The Procedure Box Control Flow Model

During debugging, the debugger prints out a sequence of goals in various states of instantiation in order to show the state the program has reached in its execution. However, in order to understand what is occurring it is necessary to understand when and why the debugger prints out goals. As in other programming languages, key points of interest are predicate entry and return, but in Prolog there is the additional complexity of backtracking. One of the major confusions that novice Prolog programmers have to face is the question of what actually happens when a goal fails and the system suddenly starts backtracking. The Procedure Box model of Prolog execution views program control flow in terms of movement about the program text. This model provides a basis for the debugging mechanism in development systems, and enables the user to view the behavior of the program in a consistent way.

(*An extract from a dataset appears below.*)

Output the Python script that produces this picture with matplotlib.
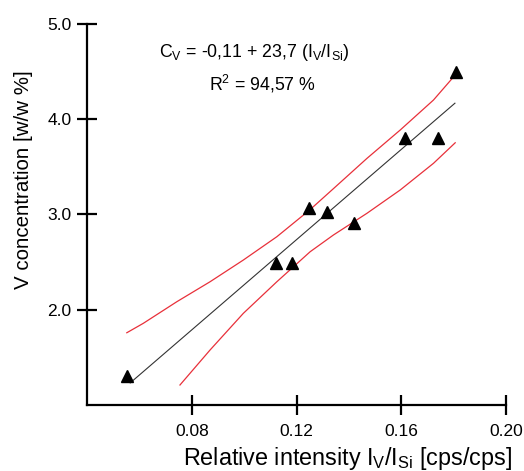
import matplotlib
matplotlib.use("Agg")
from matplotlib import pyplot as plt
import numpy as np

plt.rcParams['font.family'] = ['Liberation Sans', 'DejaVu Sans']
plt.rcParams['mathtext.fontset'] = 'custom'
plt.rcParams['mathtext.rm'] = 'Liberation Sans'
plt.rcParams['mathtext.it'] = 'Liberation Sans:italic'
plt.rcParams['mathtext.default'] = 'regular'

# measured points
ratio = [0.0554, 0.1121, 0.1183, 0.1246, 0.1318, 0.1418, 0.1615, 0.1740, 0.1810]
conc = [1.30, 2.49, 2.49, 3.07, 3.02, 2.91, 3.80, 3.80, 4.50]

# fit coefficients (from the equation on the chart)
intercept = -0.11
slope = 23.7
fit_x = [0.0565, 0.1805]

# confidence band
upper_x = [0.0552, 0.0615, 0.0743, 0.0870, 0.0997, 0.1125, 0.1252, 0.1341, 0.1469, 0.1596, 0.1723, 0.1800]
upper_y = [1.756, 1.855, 2.082, 2.292, 2.520, 2.765, 3.050, 3.270, 3.588, 3.886, 4.201, 4.445]
lower_x = [0.0755, 0.0870, 0.0997, 0.1125, 0.1252, 0.1341, 0.1469, 0.1596, 0.1723, 0.1806]
lower_y = [1.207, 1.575, 1.960, 2.292, 2.607, 2.783, 3.011, 3.256, 3.536, 3.752]

fig = plt.figure(figsize=(5.24, 4.71), dpi=100)
ax = fig.add_axes([87/524, 1-404.7/471, (506-87)/524, (404.7-24)/471])

fx = np.array(fit_x)
ax.plot(fx, intercept + slope*fx, color='#333333', lw=0.8)
ax.plot(upper_x, upper_y, color='#e8303a', lw=0.9)
ax.plot(lower_x, lower_y, color='#e8303a', lw=0.9)
ax.plot(ratio, conc, '^', color='black', markersize=8, clip_on=False)

ax.set_xlim(0.04, 0.20)
ax.set_ylim(1.0, 5.0)
ax.set_xticks([0.08, 0.12, 0.16, 0.20])
ax.set_xticklabels(['0.08', '0.12', '0.16', '0.20'])
ax.set_yticks([2.0, 3.0, 4.0, 5.0])
ax.set_yticklabels(['2.0', '3.0', '4.0', '5.0'])

for s in ['top', 'right']:
    ax.spines[s].set_visible(False)
for s in ['left', 'bottom']:
    ax.spines[s].set_linewidth(1.6)
ax.tick_params(direction='inout', length=14, width=1.6, labelsize=12.5)
ax.tick_params(axis='x', pad=7)
ax.tick_params(axis='y', pad=4)

ax.set_xlabel(r'Relative intensity I$_{V}$/I$_{Si}$ [cps/cps]', fontsize=16.8, labelpad=3)
ax.xaxis.set_label_coords((347-87)/419, -0.105)
ax.xaxis.label.set_va('top')
ax.set_ylabel('V concentration [w/w %]', fontsize=14.8)
ax.yaxis.set_label_coords(-0.129, (404.7-180)/380.7)

ax.text(0.1038, 4.652, r'C$_{V}$ = -0,11 + 23,7 (I$_{V}$/I$_{Si}$)', fontsize=12.8,
        ha='center', va='baseline')
ax.text(0.1071, 4.306, r'R$^{2}$ = 94,57 %', fontsize=12.8, ha='center', va='baseline')

fig.savefig('out.png', dpi=100)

Let us look at an example Prolog predicate :

                *--------------------------------------*
        Call    |                                      |    Exit
     ---------> +  descendant(X,Y) :- offspring(X,Y).  + --------->
                |                                      |
                |  descendant(X,Z) :-                  |
     <--------- +     offspring(X,Y), descendant(Y,Z). + <---------
        Fail    |                                      |    Redo
                *-------------------+------------------*
                                    |
     <------------------------------+
        Exception
     

The first clause states that Y is a descendant of X if Y is an offspring of X, and the second clause states that Z is a descendant of X if Y is an offspring of X and if Z is a descendant of Y. In the diagram a box has been drawn around the whole predicate and labeled arrows indicate the control flow in and out of this box. There are five such arrows, which we shall look at in turn.

Call
This arrow represents initial invocation of the predicate. When a goal of the form descendant(X,Y) is required to be satisfied, control passes through the Call port of the descendant box with the intention of matching a component clause and then satisfying the subgoals in the body of that clause. Note that this is independent of whether such a match is possible; i.e. first the box is called, and then the attempt to match takes place. Textually we can imagine moving to the code for descendant when meeting a call to descendant in some other part of the code.
Exit
This arrow represents a successful return from the predicate. This occurs when the initial goal has been unified with one of the component clauses and the subgoals have been satisfied. Control now passes out of the Exit port of the descendant box. Textually we stop following the code for descendant and go back to the place we came from.
Redo
This arrow indicates that a subsequent goal has failed and that the system is backtracking in an attempt to find alternatives to previous solutions. Control passes through the Redo port of the descendant box. An attempt will now be made to resatisfy one of the component subgoals in the body of the clause that last succeeded; or, if that fails, to completely rematch the original goal with an alternative clause and then try to satisfy any subgoals in the body of this new clause. Textually we follow the code backwards up the way we came looking for new ways of succeeding, possibly dropping down on to another clause and following that if necessary.
Fail
This arrow represents a failure of the initial goal, which might occur if no clause is matched, or if subgoals are never satisfied, or if any solution produced is always rejected by later processing. Control now passes out of the Fail port of the descendant box and the system continues to backtrack. Textually we move back to the code that called this predicate and keep moving backwards up the code looking for choicepoints.
Exception
This arrow represents an exception that was raised in the initial goal, either by a call to throw/1 or raise_exception/1 or by an error in a built-in predicate. See Exception. Control now passes out of the Exception port of the descendant box and the system continues to pass the exception to outer levels. Textually we move back to the code that called this predicate and keep moving backwards up the code looking for a call to catch/3 or on_exception/3.

In terms of this model, the information we get about the procedure box is only the control flow through these five ports. This means that at this level we are not concerned with which clause matches, and how any subgoals are satisfied, but rather we only wish to know the initial goal and the final outcome. However, it can be seen that whenever we are trying to satisfy subgoals, what we are actually doing is passing through the ports of their respective boxes. If we were to follow this, then we would have complete information about the control flow inside the procedure box.

Note that the box we have drawn round the predicate should really be seen as an invocation box. That is, there will be a different box for each different invocation of the predicate. Obviously, with something like a recursive predicate, there will be many different Calls and Exits in the control flow, but these will be for different invocations. Since this might get confusing each invocation box is given a unique integer identifier.

In addition to the five basic ports discussed above, there are two more ports for invocations involving a blocked goal:

Block
This port is passed through when a goal is blocked.
Unblock
This port is passed through when a previously blocked goal is unblocked.